BEGIN RECORD LIST
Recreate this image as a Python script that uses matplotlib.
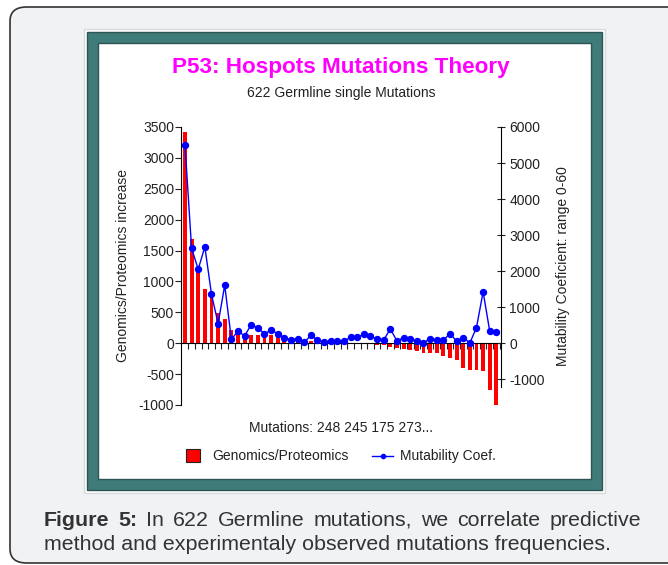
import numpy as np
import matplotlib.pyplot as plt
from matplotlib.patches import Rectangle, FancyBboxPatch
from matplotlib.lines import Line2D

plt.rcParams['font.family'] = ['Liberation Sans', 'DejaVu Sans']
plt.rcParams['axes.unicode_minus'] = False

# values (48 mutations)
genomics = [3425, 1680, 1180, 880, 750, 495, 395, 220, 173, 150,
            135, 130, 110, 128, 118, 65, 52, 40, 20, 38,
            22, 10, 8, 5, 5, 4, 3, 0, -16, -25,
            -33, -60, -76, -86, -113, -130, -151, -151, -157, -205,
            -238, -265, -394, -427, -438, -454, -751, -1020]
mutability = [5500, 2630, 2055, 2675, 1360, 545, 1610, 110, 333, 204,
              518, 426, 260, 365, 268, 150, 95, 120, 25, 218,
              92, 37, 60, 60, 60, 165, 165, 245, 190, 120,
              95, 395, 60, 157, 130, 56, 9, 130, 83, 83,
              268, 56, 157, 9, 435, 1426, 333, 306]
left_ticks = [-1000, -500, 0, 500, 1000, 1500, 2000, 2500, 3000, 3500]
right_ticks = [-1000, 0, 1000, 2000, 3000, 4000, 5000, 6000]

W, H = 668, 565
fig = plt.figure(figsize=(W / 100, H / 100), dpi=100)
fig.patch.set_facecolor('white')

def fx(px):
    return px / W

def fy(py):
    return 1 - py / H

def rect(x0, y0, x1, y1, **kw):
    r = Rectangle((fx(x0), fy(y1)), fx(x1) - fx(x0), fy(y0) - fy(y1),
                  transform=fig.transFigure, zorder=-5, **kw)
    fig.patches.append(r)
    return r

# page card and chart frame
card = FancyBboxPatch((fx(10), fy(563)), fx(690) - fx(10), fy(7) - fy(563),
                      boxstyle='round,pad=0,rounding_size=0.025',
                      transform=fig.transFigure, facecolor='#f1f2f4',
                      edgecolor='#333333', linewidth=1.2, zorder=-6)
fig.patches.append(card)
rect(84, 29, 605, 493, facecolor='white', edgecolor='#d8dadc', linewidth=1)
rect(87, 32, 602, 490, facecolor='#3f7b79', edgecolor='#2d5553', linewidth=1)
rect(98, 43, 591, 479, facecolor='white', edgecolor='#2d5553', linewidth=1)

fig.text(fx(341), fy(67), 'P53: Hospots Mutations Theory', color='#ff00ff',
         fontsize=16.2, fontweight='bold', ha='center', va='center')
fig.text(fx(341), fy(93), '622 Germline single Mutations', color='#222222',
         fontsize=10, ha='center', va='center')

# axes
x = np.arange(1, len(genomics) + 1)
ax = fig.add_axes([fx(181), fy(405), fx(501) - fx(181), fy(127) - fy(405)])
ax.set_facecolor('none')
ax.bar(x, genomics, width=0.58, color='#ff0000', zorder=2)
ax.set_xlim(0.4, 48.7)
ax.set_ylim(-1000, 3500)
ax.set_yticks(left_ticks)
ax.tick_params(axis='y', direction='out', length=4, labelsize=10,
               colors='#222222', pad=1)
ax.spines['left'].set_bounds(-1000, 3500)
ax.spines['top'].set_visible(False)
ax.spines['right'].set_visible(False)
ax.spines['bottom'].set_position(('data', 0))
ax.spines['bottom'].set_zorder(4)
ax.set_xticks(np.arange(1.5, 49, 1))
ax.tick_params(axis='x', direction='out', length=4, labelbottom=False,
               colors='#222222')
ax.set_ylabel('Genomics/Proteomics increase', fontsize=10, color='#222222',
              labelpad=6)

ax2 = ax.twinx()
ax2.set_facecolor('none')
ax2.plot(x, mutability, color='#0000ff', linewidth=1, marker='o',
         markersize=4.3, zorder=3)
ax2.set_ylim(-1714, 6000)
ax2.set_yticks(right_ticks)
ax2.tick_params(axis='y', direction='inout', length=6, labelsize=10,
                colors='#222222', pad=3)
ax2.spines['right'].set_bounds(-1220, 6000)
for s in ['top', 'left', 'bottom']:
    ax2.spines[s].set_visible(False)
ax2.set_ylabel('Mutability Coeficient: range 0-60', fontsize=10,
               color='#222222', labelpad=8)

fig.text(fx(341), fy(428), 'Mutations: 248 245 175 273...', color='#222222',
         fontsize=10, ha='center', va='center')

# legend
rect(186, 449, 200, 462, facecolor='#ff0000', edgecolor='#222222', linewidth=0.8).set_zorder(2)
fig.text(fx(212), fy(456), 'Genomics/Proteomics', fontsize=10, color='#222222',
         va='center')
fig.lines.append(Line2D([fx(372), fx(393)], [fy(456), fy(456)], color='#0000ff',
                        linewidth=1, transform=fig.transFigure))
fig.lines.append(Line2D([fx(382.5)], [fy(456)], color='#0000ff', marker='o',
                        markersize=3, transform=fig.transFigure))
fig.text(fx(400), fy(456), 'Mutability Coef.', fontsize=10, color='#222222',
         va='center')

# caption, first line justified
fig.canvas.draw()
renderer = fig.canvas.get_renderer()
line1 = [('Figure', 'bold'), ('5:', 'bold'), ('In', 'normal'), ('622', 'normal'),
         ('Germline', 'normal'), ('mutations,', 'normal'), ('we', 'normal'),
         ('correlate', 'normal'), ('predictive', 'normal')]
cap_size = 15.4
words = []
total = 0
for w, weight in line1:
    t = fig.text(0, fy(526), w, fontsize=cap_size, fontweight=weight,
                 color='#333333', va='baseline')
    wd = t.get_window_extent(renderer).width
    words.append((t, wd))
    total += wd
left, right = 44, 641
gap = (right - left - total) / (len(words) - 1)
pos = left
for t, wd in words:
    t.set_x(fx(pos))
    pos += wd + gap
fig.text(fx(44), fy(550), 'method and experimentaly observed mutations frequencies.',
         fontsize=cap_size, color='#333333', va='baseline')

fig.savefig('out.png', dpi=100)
END RECORD LIST
BEGIN RECORD LIST
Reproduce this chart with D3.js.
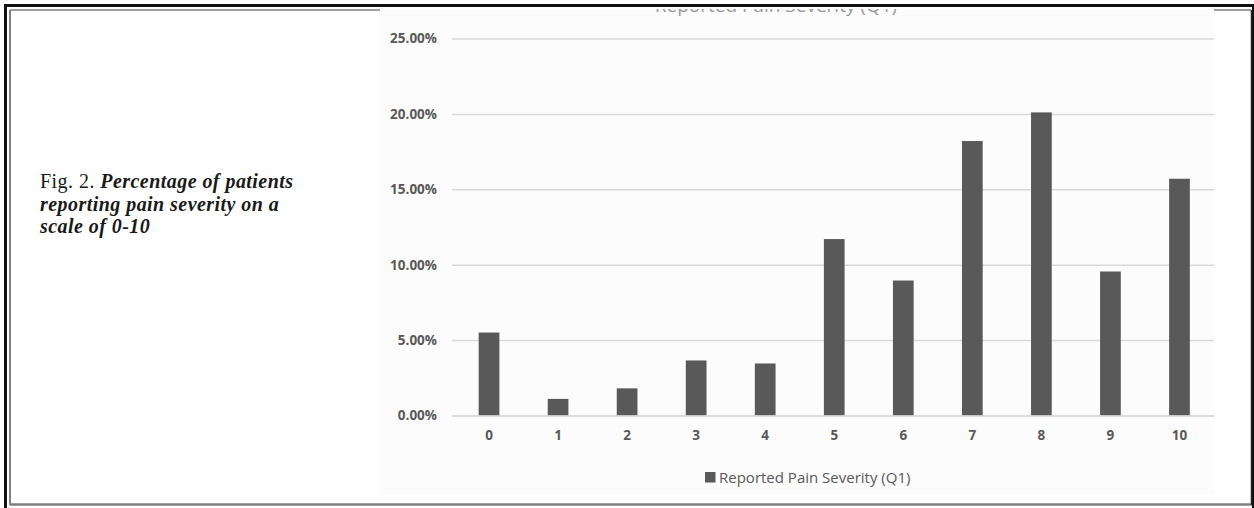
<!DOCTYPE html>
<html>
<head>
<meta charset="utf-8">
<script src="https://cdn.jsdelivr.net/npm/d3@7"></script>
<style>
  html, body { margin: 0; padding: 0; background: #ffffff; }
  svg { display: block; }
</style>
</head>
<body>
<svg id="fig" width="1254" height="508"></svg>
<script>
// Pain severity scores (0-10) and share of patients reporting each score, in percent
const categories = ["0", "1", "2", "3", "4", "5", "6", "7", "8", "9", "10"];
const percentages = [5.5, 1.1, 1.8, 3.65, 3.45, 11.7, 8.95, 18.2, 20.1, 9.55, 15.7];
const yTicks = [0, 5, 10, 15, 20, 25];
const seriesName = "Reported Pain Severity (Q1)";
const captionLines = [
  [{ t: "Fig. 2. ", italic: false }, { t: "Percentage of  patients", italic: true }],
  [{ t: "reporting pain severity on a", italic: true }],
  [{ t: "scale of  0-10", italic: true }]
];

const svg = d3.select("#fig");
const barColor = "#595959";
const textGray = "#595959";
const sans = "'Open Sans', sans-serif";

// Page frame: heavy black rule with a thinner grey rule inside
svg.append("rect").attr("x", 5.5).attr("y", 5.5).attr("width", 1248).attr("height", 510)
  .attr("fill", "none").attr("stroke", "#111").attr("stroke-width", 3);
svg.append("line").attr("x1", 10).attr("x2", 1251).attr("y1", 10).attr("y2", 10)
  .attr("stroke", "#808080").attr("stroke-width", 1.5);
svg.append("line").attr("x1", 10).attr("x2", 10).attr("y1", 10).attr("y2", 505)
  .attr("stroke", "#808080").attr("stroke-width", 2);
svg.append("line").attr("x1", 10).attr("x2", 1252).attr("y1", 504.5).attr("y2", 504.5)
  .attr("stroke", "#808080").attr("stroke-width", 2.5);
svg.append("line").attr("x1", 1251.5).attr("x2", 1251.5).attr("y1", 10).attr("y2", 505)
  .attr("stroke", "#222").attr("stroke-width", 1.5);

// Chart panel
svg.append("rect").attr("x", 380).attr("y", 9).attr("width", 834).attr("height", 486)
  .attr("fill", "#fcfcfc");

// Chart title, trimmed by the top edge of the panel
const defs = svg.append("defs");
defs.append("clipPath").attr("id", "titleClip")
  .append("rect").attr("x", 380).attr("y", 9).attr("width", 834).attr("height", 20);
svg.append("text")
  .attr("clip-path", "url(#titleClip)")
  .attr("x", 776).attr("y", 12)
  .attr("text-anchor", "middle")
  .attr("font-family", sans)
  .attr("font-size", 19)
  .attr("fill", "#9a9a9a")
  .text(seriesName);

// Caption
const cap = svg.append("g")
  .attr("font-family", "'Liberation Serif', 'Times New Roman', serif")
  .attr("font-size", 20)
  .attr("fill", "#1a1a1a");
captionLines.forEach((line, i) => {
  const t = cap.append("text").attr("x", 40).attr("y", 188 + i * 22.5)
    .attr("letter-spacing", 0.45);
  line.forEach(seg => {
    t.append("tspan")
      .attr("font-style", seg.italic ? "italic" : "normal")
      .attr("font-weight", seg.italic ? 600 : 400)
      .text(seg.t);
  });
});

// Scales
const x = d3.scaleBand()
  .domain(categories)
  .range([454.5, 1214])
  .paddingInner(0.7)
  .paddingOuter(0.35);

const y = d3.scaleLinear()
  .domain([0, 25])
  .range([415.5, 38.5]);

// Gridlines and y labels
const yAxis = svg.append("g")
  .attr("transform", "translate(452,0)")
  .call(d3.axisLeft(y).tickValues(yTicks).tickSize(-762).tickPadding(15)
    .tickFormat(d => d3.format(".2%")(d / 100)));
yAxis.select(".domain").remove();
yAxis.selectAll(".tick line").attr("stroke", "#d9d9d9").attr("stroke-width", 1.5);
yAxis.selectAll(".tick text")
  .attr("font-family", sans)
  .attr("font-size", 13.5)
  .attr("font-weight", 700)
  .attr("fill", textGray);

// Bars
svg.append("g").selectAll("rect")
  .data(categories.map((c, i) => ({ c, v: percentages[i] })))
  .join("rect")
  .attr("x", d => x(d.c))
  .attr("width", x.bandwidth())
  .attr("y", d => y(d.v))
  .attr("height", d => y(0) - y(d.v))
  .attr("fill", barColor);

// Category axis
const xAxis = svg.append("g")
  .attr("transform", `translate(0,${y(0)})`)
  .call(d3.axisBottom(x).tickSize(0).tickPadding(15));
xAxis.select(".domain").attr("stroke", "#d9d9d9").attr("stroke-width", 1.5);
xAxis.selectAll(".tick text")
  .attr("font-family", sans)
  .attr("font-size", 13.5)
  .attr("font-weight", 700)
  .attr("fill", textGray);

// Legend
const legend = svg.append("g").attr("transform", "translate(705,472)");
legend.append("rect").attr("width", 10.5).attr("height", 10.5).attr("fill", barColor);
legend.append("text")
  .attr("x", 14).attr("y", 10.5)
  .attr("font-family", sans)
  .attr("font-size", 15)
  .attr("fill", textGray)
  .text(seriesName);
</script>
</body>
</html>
END RECORD LIST
◆ EXERCISE BRIEF ◆
Print out, exactly and with nothing added, the lines starting at the line holding "Recreate this image" and ending at the line holding "plt.rcParams['axes.unicode_minus'] = False", minus any pictures.

◆ EXPECTED ANSWER ◆
Recreate this image as a Python script that uses matplotlib.
import numpy as np
import matplotlib.pyplot as plt
from matplotlib.patches import Rectangle, FancyBboxPatch
from matplotlib.lines import Line2D

plt.rcParams['font.family'] = ['Liberation Sans', 'DejaVu Sans']
plt.rcParams['axes.unicode_minus'] = False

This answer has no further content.